The father of a B.C. model who was killed in China says the family is trying to have her body returned to Canada.
Diana O'Brien, a 22-year-old from B.C.'s Salt Spring Island, was found dead early Monday in the Shanghai apartment building where she lived. Chinese police are investigating her death as a homicide. "We're working on it," said her father, Michael O'Brien, when asked when his daughter's body would be flown home.
An exhausted-sounding O'Brien, reached at his home in Regina, said he had been bombarded with calls from reporters and didn't have anything else to say.
The aspiring model had only recently moved to Shanghai to pursue her modelling career.
Her boyfriend of five years, 32-year-old Joel Berry, said he's been told it appears the young woman's apartment had been robbed before she was killed.
He said even though he lived with O'Brien and assumed they were a common-law couple, he has been unable to get any information directly.
"It's really hard, obviously," he said. "The first day we were on the phone all day just to get official confirmation. The information is slowly coming in."
Canada's Foreign Affairs Department has said very little about the case, citing privacy laws.
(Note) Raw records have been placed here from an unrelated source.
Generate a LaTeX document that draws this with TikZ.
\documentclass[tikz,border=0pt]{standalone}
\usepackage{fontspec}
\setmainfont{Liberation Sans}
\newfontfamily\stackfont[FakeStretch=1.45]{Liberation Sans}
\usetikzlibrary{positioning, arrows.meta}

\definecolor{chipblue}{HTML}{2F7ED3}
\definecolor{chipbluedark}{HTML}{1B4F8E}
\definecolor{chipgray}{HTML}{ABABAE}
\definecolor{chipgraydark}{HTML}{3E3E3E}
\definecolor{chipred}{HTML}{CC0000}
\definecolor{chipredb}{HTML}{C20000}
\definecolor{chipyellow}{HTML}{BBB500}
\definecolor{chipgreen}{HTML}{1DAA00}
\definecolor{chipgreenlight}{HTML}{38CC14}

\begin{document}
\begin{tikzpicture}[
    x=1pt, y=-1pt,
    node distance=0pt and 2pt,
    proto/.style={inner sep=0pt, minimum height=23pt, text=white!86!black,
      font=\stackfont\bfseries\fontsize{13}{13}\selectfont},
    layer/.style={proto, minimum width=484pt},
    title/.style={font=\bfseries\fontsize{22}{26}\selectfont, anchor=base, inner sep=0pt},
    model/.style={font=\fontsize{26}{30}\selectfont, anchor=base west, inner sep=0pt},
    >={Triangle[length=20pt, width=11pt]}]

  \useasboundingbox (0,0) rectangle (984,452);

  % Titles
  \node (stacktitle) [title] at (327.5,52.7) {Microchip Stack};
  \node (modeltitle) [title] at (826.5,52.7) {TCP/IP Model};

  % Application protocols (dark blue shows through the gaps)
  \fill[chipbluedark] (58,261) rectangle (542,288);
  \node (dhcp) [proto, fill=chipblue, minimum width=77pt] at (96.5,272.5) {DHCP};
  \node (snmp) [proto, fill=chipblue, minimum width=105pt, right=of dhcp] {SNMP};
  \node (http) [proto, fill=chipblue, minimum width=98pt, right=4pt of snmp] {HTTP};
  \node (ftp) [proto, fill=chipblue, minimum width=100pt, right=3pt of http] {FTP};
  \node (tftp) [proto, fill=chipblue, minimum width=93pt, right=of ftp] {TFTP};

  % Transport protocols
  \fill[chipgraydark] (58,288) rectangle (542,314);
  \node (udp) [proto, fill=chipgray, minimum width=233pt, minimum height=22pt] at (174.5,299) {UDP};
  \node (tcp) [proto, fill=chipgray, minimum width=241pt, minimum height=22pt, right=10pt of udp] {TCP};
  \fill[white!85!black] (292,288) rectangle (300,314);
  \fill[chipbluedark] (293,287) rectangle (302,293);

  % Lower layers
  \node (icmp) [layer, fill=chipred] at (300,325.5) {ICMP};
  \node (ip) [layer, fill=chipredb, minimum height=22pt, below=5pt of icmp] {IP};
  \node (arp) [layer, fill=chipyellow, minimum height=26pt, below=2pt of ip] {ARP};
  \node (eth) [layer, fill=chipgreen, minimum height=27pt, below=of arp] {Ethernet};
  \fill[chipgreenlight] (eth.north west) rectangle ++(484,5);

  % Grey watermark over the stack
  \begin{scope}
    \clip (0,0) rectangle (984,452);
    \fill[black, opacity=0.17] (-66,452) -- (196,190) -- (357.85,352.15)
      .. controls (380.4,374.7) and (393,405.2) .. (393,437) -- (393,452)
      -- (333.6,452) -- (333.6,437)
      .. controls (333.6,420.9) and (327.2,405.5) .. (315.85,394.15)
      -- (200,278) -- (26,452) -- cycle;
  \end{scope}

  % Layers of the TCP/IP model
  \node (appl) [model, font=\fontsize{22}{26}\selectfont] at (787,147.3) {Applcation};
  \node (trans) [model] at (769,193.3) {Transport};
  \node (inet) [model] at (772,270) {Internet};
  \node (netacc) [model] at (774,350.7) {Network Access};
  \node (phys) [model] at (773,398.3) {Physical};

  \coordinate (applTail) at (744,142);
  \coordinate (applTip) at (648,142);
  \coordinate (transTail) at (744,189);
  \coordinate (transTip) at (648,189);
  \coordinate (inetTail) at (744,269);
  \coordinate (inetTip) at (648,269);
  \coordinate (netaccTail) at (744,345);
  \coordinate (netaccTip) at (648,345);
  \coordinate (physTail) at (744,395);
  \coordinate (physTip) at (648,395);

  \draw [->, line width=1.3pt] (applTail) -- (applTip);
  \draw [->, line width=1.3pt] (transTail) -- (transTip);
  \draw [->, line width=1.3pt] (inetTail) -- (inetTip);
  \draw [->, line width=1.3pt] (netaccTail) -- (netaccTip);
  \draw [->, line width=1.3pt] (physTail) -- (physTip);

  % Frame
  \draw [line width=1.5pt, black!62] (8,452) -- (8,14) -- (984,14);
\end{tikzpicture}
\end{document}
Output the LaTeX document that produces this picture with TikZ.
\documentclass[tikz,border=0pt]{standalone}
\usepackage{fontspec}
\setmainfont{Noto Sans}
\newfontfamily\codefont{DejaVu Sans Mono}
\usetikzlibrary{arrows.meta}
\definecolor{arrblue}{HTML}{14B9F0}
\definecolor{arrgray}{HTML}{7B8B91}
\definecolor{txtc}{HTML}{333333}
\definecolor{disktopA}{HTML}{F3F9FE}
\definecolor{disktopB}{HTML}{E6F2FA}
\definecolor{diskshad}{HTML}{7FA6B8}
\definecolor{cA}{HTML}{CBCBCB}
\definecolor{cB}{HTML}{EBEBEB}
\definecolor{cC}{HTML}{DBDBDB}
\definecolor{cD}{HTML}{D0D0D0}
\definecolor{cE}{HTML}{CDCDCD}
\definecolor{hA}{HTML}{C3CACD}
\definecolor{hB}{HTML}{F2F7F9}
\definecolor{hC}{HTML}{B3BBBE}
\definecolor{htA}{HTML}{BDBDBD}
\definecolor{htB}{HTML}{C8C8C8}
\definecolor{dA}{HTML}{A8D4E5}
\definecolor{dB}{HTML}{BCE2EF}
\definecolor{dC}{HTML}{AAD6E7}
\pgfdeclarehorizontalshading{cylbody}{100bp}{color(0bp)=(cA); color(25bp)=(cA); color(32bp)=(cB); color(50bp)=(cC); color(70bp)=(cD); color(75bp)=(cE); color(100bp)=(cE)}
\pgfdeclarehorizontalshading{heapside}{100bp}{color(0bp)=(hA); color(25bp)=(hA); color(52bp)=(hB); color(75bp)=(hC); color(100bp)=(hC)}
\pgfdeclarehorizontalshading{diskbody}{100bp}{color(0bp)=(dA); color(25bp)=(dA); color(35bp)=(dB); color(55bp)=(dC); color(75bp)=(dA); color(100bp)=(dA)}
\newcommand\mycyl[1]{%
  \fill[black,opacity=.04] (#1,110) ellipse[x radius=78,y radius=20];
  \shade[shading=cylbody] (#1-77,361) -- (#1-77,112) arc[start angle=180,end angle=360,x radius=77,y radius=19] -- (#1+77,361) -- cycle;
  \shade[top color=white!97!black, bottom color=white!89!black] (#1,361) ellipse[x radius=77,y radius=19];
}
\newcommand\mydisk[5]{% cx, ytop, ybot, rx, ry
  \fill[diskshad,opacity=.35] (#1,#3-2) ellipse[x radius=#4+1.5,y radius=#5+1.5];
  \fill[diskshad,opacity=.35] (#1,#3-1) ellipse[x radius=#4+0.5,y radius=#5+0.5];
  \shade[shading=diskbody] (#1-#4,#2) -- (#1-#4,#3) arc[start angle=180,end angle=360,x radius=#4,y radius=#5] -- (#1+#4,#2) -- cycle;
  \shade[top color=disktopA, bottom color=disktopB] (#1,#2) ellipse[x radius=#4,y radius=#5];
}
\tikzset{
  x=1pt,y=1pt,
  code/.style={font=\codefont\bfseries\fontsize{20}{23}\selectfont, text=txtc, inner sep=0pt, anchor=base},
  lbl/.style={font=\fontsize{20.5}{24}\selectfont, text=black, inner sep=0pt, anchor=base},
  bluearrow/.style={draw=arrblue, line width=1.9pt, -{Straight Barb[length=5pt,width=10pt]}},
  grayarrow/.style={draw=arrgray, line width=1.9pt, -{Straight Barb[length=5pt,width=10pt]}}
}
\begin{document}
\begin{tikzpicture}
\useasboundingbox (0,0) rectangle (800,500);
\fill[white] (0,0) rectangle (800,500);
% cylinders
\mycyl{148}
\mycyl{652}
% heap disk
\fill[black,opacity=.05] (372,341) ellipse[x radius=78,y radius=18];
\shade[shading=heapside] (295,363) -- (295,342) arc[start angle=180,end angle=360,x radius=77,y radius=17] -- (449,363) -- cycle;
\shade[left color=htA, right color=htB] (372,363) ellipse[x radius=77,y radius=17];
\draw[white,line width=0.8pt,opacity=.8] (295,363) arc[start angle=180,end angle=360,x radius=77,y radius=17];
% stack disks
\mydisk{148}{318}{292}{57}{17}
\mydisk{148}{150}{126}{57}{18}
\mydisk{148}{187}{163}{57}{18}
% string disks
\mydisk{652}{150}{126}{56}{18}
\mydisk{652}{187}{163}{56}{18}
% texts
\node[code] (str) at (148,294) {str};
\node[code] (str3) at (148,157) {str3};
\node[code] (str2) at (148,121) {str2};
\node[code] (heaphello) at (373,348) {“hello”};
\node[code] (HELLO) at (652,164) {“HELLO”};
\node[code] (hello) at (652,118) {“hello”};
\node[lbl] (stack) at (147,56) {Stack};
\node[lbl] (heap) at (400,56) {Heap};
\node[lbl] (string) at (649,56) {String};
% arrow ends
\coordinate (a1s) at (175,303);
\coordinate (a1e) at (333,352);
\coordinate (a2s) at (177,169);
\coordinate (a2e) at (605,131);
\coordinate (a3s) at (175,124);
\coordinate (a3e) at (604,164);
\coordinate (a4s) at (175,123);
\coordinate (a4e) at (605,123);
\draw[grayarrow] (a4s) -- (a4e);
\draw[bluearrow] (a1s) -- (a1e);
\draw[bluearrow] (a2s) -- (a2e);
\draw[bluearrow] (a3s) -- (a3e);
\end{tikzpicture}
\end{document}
Officials have been in contact with Chinese police and O'Brien's family, a department spokesman said in a statement Wednesday.
"We are very saddened to learn of the death of Ms. Diana O'Brien," said Alain Cacchione.
"This is a difficult reminder for all Canadians of the need to be very careful when working and studying abroad.... We will continue to closely monitor all developments with respect to this case."
O'Brien left her home on the picturesque B.C. island last month on a modelling contract with a Chinese company, JH Modelling Agency.
But Berry said O'Brien was homesick and unhappy with the work she was doing, which included promoting whisky in a bar, and had decided to book a ticket home less a month into her three-month contract.
"She had talked about it not being what she wanted to be doing - she doesn't drink, and it didn't really fit into her profile," he said.
"She wanted to come home. We're in the summer here and we're on a dock on the lake and there's a lot of love between us and I guess China is just smoggy all the time.... She was extremely homesick."
The B.C.-based agency that represented O'Brien has contradicted reports that the aspiring model was unhappy.
The office was closed Wednesday, but the Barbara Coultish Agency previously issued a statement insisting O'Brien was living her dream in Shanghai.
The agency stressed that O'Brien wasn't working when she was killed.
JH Modelling Agency appeared to have disappeared as news of O'Brien's death spread.
A young man who answered the door at the company's listed address in Shanghai told a reporter for the Associated Press he didn't know anything about the agency.
Berry said O'Brien had been modelling for about three years, recently travelling to Milan and then Shanghai. But he said she always hoped to return to Salt Spring Island.
"We always talked about going on trips together and possibly living in another country for a while, but she always had this as her home base," he said.
Jessica Kuzmich, who went to high school with O'Brien on the island, said she last saw her friend during a trip home a few months ago.
"It seemed like she was really happy with what she was doing," said Kuzmich, who know lives in Vancouver.
"She always just had so much fun with it and it was always something she wanted to pursue. It just seemed like everything was going to go really well for her."
O'Brien had worked at two Salt Spring restaurants owned by Barry Kazakoff, who said more than half his staff were off work grieving Wednesday.
"I'm going to be the chef at my main restaurant tonight just so I can let people go and grieve in their way," Kazakoff said Wednesday.
"Many of my staff, they can't even function."
He said the only time he saw O'Brien sad was when she was trying to tell her boyfriend that she wanted to work in China.
"She was always happy," he said. "She was always smiling. Going to China was a no-brainer. It was just another stop for her."